= Eliezer Gruenbaum =

Polish Jewish communist activist (1908–1948)

Eliezer Grynbaum or Eliezer Gruenbaum (אליעזר גרינבאום; 27 November 1908 – 22 May 1948) was a Polish Jewish communist activist. During World War II, he was a kapo in the Auschwitz concentration camp. After the war, he wrote memoirs about his experiences.

== Biography==
Eliezer Gruenbaum was born in Warsaw in 1908, the second son of a prominent Polish-Jewish politician Yitzhak Gruenbaum. With his father's help, Eliezer arrived in Mandatory Palestine in 1946, where he started writing memoirs. He was subjected to "attacks by right-wing and religious groups eager, among other things, to discredit his father."

Due to his past, the Haganah refused to draft him, however following a plea from his father to David Ben-Gurion he was enlisted. He died in 1948 Arab–Israeli War during the Battle of Ramat Rachel on 22 May 1948. After his death rumors spread that he committed suicide or might have been murdered in revenge for his kapo past.

==Political activism==
Aged 16, he joined the Communist Party of Poland and, in 1929, was imprisoned by Polish authorities for four and half years for his communism-related activism. The Communist Party was at that time illegal in Poland. He escaped or was released early from prison after serving two or two and a half years, sources vary, and then moved to Paris, where he was an editor of a Polish worker's newsletter.

He fought in the Spanish Civil War on the Republican side, and after returning to France, was again arrested, this time by the French authorities, on charges of sedition. Here, the accounts vary again, according to another source, he was arrested in Spain, but escaped safely back to France. After the German invasion of France, he volunteered for the French Army, eventually joining the Polish Army in France, and later joined the French Resistance.

==Deportation to Auschwitz ==
In 1942 he was arrested, as a communist, not as a Jew, and sent to Auschwitz concentration camp. In Auschwitz, he became a kapo, a title given to prisoners supervising forced labor or carrying out administrative tasks. He survived the camp, and after the war he was accused of collaboration with Nazi Germany, and of "mercilessly beating inmates". He was also accused of murdering "tens of thousands of Jewish prisoners".

He defended himself claiming that he only accepted the position at the request of other Jews, who wanted one of their own in the position, which was otherwise often filled by antisemitic non-Jewish people, including German criminals. Research based on analysis of his memoirs, however, concluded that he became a kapo due to "intervention by communists". At the end of 1943 Gruenbaum was moved from the concentration camps to work in coal mines in Jawiszowice, and finally ended in the Buchenwald concentration camp.

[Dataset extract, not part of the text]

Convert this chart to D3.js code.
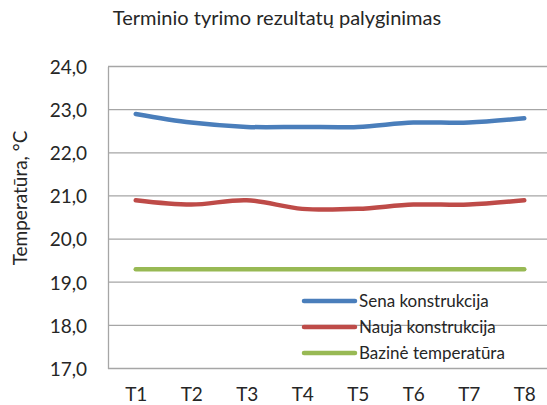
<!DOCTYPE html>
<html>
<head>
<meta charset="utf-8">
<script src="https://cdn.jsdelivr.net/npm/d3@7"></script>
<style>
  body { margin: 0; background: #fff; }
  text { font-family: Lato, "Noto Sans", sans-serif; fill: #262626; }
</style>
</head>
<body>
<div id="chart"></div>
<script>
// data
var categories = ["T1", "T2", "T3", "T4", "T5", "T6", "T7", "T8"];
var senaValues = [22.9, 22.7, 22.6, 22.6, 22.6, 22.7, 22.7, 22.8];
var naujaValues = [20.9, 20.8, 20.9, 20.7, 20.7, 20.8, 20.8, 20.9];
var bazineValues = [19.3, 19.3, 19.3, 19.3, 19.3, 19.3, 19.3, 19.3];
var seriesNames = ["Sena konstrukcija", "Nauja konstrukcija", "Bazinė temperatūra"];
var seriesColors = ["#4a7ebb", "#be4b48", "#98b954"];
var yTicks = [17, 18, 19, 20, 21, 22, 23, 24];

var svgWidth = 547;
var svgHeight = 405;

var svg = d3.select("#chart")
  .append("svg")
  .attr("width", svgWidth)
  .attr("height", svgHeight);

// plot area (runs past the right edge like the original)
var plotLeft = 108, plotTop = 66.5, plotBottom = 368.5, bandW = 55.5;

var x = d3.scalePoint()
  .domain(categories)
  .range([plotLeft + bandW / 2, plotLeft + bandW * 7.5]);

var y = d3.scaleLinear()
  .domain([17, 24])
  .range([plotBottom, plotTop]);

// gridlines
svg.append("g")
  .selectAll("line")
  .data(yTicks)
  .enter()
  .append("line")
  .attr("x1", plotLeft)
  .attr("x2", plotLeft + bandW * 8)
  .attr("y1", d => y(d))
  .attr("y2", d => y(d))
  .attr("stroke", "#a6a6a6")
  .attr("stroke-width", 1.3);

// y axis
var leftAxis = d3.axisLeft(y)
  .tickValues(yTicks)
  .tickSize(0)
  .tickPadding(21)
  .tickFormat(d => d3.format(".1f")(d).replace(".", ","));

var yAxisG = svg.append("g")
  .attr("transform", `translate(${plotLeft}, 0)`)
  .call(leftAxis);
yAxisG.select(".domain").attr("stroke", "#a6a6a6").attr("stroke-width", 1.3);
yAxisG.selectAll("text")
  .attr("fill", "#262626")
  .style("font-size", "19px")
  .attr("dy", "0.36em");

// x axis labels
var bottomAxis = d3.axisBottom(x).tickSize(0).tickPadding(0);
var xAxisG = svg.append("g")
  .attr("transform", `translate(0, ${plotBottom})`)
  .call(bottomAxis);
xAxisG.select(".domain").remove();
xAxisG.selectAll("text")
  .attr("fill", "#262626")
  .attr("y", 32)
  .attr("dy", null)
  .style("font-size", "19px");
xAxisG.attr("font-family", null).attr("font-size", null);
yAxisG.attr("font-family", null).attr("font-size", null);

// lines
var allSeries = [senaValues, naujaValues, bazineValues];
var line = d3.line()
  .x((d, i) => x(categories[i]))
  .y(d => y(d))
  .curve(d3.curveCatmullRom.alpha(0));

svg.append("g")
  .selectAll("path")
  .data(allSeries)
  .enter()
  .append("path")
  .attr("d", d => line(d))
  .attr("fill", "none")
  .attr("stroke", (d, i) => seriesColors[i])
  .attr("stroke-width", 4.5)
  .attr("stroke-linecap", "round");

// title
svg.append("text")
  .attr("x", 277)
  .attr("y", 25)
  .attr("text-anchor", "middle")
  .style("font-size", "20px")
  .text("Terminio tyrimo rezultatų palyginimas");

// y title
svg.append("text")
  .attr("transform", "translate(27, 198) rotate(-90)")
  .attr("text-anchor", "middle")
  .style("font-size", "19px")
  .text("Temperatūra, °C");

// legend
var legend = svg.append("g")
  .selectAll("g")
  .data(seriesNames)
  .enter()
  .append("g")
  .attr("transform", (d, i) => `translate(304, ${301 + i * 26})`);

legend.append("line")
  .attr("x1", 0)
  .attr("x2", 51)
  .attr("stroke", (d, i) => seriesColors[i])
  .attr("stroke-width", 4.5)
  .attr("stroke-linecap", "round");

legend.append("text")
  .attr("x", 55)
  .attr("dy", "0.36em")
  .style("font-size", "17px")
  .text(d => d);
</script>
</body>
</html>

In 1945, after the war, he was tried by a communist tribunal on charges of participating in violent beatings, but was shortly acquitted. He resumed his political activities, advocating for the communist takeover of Poland, but he was soon arrested again, in France, accused by fellow Jews of having been the “head of the Birkenau death camp.”

In a trial that lasted eight months, he was acquitted again, because the French court concluded that "neither the accused nor the victims were French". As noted by Galia Glasner-Heled and Dan Bar-On, "Eliezer Gruenbaum was never formally convicted, but nor was he actually acquitted of these accusations". He was not welcomed in France, nor in Poland, where the communist party expelled him from his ranks.

== Published works ==
His memoirs has been called "an extraordinary piece of testimony", since it is the only document of its type written by a concentration camp kapo. They were partially published in 1952 in the Scrolls of Fire album, and their inclusion in this memorial book is attributed to his father's political pressure. At that time, he was Israel's Minister of the Interior. The excerpt published in the Scrolls... album is titled In the Courtyards of Death'.